-- Start Task inputs --
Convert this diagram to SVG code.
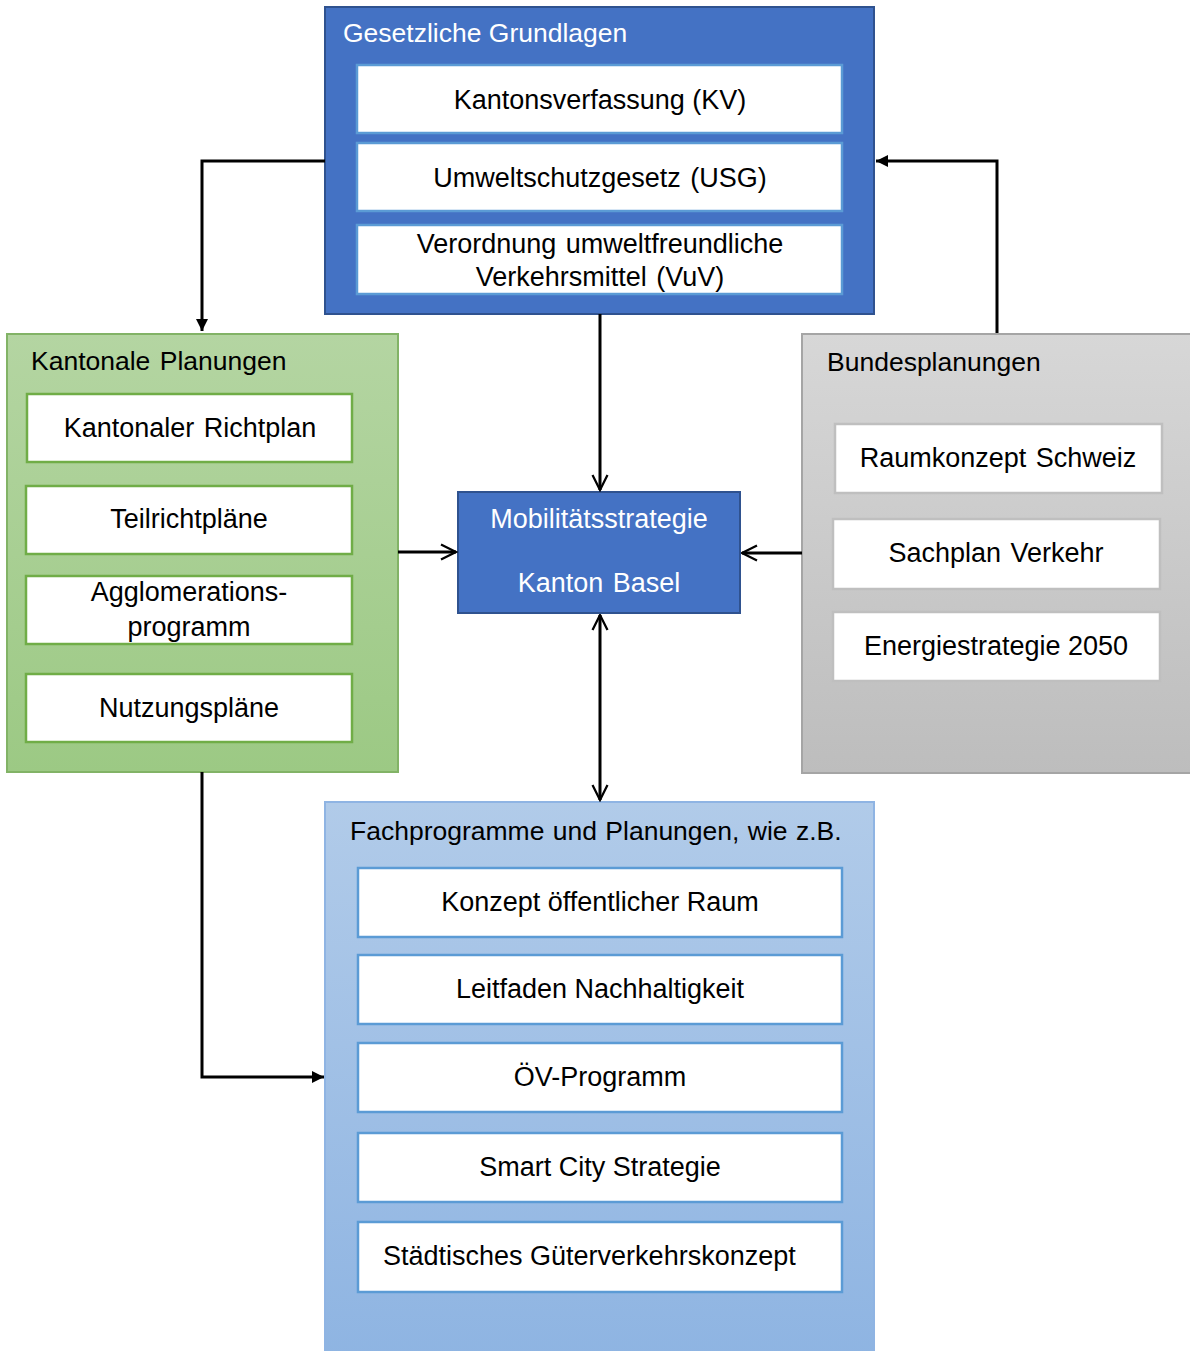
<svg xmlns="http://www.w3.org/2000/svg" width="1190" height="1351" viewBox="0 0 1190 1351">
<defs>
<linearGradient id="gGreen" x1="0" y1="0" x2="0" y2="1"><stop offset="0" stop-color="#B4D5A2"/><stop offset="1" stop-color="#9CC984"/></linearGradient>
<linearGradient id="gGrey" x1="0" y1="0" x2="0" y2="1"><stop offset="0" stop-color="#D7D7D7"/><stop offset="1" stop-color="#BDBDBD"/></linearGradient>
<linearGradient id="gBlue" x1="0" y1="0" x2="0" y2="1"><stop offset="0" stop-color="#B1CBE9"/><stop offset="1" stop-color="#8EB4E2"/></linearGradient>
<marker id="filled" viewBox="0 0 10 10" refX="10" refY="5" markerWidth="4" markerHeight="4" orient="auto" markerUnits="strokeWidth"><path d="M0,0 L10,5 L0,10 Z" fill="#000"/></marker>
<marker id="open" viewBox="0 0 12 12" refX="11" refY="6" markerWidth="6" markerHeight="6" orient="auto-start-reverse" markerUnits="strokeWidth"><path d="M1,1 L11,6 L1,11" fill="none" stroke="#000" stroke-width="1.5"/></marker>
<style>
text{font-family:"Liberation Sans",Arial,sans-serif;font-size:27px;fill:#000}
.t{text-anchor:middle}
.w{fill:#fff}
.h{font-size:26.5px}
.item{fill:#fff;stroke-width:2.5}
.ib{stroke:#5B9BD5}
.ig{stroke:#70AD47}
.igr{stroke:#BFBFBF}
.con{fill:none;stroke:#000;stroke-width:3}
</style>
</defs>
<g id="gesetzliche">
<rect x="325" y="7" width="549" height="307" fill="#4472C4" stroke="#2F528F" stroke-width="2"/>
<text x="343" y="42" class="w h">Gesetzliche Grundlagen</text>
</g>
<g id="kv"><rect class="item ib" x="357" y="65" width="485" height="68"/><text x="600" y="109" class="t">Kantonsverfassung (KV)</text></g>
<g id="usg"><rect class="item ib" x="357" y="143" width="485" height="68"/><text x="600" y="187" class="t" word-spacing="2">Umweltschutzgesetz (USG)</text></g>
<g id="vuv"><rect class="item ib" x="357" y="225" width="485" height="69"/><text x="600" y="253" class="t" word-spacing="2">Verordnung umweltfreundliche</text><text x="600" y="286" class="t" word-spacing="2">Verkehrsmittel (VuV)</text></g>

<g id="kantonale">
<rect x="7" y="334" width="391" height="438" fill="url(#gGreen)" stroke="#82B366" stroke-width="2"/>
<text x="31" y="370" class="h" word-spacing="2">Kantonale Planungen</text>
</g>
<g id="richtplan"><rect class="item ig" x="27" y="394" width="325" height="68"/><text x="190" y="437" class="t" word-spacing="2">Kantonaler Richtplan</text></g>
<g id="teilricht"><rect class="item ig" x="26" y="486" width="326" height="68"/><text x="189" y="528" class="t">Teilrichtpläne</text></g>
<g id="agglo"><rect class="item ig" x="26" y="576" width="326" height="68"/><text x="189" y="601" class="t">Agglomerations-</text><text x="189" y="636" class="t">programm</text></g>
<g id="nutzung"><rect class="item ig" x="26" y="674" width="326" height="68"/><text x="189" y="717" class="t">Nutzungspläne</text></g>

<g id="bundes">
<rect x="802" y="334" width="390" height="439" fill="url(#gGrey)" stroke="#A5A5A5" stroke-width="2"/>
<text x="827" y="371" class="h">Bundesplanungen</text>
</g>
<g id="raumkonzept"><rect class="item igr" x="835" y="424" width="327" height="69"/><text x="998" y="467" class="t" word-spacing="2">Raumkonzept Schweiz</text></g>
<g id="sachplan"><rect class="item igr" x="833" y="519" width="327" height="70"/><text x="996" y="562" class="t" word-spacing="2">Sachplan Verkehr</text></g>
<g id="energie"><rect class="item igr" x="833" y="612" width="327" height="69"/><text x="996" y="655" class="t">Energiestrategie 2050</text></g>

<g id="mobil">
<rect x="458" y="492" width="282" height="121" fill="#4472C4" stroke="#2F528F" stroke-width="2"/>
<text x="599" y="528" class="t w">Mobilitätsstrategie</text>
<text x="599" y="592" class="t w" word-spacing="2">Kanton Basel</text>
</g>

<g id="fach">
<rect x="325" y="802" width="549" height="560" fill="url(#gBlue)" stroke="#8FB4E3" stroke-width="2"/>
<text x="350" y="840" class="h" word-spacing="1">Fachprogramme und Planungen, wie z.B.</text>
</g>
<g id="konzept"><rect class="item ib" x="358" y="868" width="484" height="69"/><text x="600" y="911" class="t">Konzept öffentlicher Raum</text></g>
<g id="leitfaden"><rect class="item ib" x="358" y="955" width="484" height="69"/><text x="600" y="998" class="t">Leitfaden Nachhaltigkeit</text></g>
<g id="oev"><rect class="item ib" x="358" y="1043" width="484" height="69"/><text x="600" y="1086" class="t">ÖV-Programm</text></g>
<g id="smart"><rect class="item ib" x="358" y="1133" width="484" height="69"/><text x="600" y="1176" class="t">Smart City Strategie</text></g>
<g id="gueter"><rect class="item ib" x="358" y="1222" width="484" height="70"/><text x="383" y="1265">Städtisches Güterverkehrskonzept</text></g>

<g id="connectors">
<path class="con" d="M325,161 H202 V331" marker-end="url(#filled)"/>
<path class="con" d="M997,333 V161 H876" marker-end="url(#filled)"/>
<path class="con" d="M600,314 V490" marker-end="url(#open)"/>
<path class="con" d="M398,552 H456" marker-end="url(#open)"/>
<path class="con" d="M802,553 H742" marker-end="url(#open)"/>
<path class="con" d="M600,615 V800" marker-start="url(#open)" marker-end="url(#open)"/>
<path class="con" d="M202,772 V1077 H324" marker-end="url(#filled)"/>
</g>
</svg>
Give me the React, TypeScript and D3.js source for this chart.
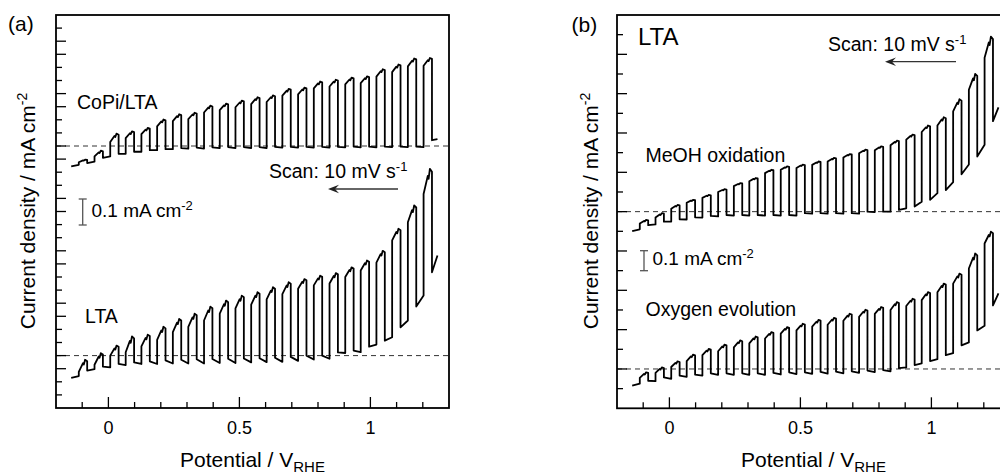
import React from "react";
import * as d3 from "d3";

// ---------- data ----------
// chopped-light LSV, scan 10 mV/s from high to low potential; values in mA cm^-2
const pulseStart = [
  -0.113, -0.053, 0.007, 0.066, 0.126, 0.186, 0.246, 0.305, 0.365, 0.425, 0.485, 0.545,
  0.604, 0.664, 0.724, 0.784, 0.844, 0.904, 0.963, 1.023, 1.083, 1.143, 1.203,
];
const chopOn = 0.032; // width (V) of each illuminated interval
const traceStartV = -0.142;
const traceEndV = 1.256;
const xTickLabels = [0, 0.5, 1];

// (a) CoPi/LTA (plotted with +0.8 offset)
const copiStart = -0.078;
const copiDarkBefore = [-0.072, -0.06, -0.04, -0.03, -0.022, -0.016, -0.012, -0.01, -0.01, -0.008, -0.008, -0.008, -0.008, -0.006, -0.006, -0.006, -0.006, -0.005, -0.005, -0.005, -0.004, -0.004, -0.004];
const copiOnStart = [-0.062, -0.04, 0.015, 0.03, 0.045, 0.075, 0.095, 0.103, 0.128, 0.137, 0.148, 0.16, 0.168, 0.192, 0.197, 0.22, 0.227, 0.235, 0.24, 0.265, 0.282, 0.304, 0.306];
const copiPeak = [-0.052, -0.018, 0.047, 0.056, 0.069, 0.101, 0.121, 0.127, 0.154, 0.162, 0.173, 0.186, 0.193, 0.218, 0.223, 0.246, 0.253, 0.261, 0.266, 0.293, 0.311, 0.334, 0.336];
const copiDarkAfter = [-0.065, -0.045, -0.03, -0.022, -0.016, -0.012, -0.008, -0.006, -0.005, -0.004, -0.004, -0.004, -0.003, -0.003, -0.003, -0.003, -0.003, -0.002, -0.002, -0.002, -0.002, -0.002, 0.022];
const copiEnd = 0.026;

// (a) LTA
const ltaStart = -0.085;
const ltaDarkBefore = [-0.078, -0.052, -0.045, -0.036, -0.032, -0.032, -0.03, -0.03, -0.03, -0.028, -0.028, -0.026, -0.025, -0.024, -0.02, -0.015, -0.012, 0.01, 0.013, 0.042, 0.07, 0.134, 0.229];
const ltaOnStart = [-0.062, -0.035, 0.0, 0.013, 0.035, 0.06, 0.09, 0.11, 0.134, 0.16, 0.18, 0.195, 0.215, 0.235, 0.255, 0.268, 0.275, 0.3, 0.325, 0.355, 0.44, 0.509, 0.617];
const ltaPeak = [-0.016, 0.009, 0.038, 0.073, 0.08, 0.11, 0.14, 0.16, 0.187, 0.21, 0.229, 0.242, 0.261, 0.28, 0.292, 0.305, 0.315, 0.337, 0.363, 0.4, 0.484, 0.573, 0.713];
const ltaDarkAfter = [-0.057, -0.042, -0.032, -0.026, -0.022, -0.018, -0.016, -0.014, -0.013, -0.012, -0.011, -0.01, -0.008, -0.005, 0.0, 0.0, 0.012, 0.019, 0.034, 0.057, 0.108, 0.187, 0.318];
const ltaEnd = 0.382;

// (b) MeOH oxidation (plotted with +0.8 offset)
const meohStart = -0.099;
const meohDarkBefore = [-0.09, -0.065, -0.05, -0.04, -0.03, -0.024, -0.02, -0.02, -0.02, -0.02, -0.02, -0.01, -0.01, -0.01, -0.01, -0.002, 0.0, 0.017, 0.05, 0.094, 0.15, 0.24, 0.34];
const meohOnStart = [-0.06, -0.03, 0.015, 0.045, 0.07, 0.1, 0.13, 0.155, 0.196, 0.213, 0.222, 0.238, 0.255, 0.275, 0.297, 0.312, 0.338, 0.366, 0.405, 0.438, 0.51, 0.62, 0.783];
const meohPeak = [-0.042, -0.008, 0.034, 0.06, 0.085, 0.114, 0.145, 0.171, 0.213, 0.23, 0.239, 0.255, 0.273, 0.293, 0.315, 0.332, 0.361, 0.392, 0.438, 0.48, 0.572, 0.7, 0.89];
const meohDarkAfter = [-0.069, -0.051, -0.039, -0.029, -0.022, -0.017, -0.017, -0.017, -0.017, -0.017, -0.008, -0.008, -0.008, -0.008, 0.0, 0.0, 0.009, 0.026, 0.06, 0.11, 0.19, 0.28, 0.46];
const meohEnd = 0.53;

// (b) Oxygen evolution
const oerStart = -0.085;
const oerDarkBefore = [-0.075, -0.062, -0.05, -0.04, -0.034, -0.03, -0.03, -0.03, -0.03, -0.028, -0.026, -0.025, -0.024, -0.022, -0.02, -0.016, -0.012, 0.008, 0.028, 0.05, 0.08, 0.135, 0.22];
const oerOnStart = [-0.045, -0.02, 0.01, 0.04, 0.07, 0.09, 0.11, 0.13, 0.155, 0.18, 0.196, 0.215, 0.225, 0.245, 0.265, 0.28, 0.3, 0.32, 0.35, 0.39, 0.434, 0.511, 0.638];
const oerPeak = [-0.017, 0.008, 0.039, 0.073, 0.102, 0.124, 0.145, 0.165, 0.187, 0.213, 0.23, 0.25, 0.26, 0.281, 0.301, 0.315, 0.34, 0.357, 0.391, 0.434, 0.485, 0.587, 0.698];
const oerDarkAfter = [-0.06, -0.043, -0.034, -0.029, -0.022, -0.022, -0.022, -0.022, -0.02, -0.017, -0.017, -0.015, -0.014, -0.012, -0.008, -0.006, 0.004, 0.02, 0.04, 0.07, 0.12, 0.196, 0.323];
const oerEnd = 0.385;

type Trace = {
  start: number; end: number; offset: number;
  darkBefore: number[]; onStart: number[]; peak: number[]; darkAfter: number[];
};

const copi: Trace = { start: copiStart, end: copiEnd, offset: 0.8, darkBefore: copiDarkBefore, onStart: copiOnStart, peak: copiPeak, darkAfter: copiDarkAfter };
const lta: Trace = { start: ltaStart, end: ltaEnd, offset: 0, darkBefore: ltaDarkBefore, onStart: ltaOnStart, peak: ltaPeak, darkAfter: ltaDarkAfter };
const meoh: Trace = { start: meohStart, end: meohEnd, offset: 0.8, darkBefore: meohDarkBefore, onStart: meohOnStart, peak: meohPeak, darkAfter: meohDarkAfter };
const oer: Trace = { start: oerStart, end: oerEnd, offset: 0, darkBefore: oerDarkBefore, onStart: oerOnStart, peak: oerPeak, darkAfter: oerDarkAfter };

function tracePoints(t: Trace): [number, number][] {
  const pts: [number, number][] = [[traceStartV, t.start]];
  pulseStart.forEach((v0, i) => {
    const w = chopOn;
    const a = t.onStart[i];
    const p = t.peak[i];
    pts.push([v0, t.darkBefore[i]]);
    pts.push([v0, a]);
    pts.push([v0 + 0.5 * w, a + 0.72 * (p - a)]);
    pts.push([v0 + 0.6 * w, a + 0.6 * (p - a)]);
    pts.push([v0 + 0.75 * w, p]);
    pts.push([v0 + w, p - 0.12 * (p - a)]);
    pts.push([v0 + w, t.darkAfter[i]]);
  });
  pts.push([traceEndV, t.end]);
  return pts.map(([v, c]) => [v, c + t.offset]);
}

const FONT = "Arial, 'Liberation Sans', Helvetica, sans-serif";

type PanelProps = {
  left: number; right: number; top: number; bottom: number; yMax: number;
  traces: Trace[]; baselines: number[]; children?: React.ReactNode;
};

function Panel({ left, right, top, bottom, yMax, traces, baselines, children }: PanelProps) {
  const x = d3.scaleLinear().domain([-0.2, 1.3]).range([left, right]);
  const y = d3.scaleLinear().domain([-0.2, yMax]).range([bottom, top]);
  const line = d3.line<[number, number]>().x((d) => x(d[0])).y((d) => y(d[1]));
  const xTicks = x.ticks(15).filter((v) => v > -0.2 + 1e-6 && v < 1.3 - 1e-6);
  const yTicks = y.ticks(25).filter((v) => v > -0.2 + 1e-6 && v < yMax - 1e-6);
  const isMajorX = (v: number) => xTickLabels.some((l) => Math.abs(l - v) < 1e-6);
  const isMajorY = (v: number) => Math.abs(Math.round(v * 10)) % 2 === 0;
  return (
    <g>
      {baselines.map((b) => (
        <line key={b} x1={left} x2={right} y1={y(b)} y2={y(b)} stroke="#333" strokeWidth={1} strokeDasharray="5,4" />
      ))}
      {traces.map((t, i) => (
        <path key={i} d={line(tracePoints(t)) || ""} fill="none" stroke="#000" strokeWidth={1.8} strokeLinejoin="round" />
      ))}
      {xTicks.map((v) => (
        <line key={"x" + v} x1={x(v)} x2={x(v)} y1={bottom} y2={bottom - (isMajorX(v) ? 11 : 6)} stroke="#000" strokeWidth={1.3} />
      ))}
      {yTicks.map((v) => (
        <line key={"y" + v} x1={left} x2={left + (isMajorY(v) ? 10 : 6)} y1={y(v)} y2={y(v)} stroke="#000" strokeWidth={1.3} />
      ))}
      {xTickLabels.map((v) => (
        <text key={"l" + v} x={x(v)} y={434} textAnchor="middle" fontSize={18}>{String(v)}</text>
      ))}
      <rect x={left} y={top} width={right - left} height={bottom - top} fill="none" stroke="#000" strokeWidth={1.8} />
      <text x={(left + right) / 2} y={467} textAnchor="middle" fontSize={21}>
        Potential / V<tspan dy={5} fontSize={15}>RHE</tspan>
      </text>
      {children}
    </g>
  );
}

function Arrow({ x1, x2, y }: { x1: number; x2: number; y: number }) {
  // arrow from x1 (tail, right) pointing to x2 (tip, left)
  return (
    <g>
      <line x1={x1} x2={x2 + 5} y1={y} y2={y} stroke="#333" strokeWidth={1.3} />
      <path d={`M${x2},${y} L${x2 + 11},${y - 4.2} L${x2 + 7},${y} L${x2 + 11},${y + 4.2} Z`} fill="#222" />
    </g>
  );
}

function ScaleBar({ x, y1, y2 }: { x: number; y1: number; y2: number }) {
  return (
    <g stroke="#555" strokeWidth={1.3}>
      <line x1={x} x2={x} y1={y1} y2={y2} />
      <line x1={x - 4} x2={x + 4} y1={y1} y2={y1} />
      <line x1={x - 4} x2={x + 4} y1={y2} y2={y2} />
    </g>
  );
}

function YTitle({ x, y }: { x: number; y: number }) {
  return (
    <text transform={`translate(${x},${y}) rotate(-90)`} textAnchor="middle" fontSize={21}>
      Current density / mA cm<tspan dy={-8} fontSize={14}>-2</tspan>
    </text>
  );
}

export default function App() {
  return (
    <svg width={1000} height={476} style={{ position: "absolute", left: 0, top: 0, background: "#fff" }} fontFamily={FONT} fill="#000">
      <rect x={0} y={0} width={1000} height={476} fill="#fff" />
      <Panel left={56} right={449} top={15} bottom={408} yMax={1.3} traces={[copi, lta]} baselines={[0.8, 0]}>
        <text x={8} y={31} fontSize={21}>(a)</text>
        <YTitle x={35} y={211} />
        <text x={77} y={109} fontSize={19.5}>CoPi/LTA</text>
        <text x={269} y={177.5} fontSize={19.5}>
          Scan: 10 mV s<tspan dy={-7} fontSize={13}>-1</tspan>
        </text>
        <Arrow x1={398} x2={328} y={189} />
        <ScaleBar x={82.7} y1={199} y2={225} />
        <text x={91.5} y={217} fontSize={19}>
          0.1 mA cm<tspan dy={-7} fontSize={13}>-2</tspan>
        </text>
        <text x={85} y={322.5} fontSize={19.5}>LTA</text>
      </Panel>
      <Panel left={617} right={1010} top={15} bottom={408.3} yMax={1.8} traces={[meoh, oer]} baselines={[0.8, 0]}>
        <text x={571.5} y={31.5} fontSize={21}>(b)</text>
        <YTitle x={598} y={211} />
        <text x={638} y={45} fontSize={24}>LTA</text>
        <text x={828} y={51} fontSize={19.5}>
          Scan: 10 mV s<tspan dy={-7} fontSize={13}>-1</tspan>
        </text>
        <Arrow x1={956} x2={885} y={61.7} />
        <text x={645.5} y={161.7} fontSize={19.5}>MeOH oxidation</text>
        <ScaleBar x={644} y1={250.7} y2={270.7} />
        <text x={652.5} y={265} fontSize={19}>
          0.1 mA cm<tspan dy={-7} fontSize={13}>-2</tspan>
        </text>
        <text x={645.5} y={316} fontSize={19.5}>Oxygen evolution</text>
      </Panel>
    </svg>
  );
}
-- End Task inputs --
What this task involves: Omit all pictures, and reproduce exactly the lines from the one holding "Give me the" through the one holding "const copiEnd = 0.026;", both included.

Task solution:
Give me the React, TypeScript and D3.js source for this chart.
import React from "react";
import * as d3 from "d3";

// ---------- data ----------
// chopped-light LSV, scan 10 mV/s from high to low potential; values in mA cm^-2
const pulseStart = [
  -0.113, -0.053, 0.007, 0.066, 0.126, 0.186, 0.246, 0.305, 0.365, 0.425, 0.485, 0.545,
  0.604, 0.664, 0.724, 0.784, 0.844, 0.904, 0.963, 1.023, 1.083, 1.143, 1.203,
];
const chopOn = 0.032; // width (V) of each illuminated interval
const traceStartV = -0.142;
const traceEndV = 1.256;
const xTickLabels = [0, 0.5, 1];

// (a) CoPi/LTA (plotted with +0.8 offset)
const copiStart = -0.078;
const copiDarkBefore = [-0.072, -0.06, -0.04, -0.03, -0.022, -0.016, -0.012, -0.01, -0.01, -0.008, -0.008, -0.008, -0.008, -0.006, -0.006, -0.006, -0.006, -0.005, -0.005, -0.005, -0.004, -0.004, -0.004];
const copiOnStart = [-0.062, -0.04, 0.015, 0.03, 0.045, 0.075, 0.095, 0.103, 0.128, 0.137, 0.148, 0.16, 0.168, 0.192, 0.197, 0.22, 0.227, 0.235, 0.24, 0.265, 0.282, 0.304, 0.306];
const copiPeak = [-0.052, -0.018, 0.047, 0.056, 0.069, 0.101, 0.121, 0.127, 0.154, 0.162, 0.173, 0.186, 0.193, 0.218, 0.223, 0.246, 0.253, 0.261, 0.266, 0.293, 0.311, 0.334, 0.336];
const copiDarkAfter = [-0.065, -0.045, -0.03, -0.022, -0.016, -0.012, -0.008, -0.006, -0.005, -0.004, -0.004, -0.004, -0.003, -0.003, -0.003, -0.003, -0.003, -0.002, -0.002, -0.002, -0.002, -0.002, 0.022];
const copiEnd = 0.026;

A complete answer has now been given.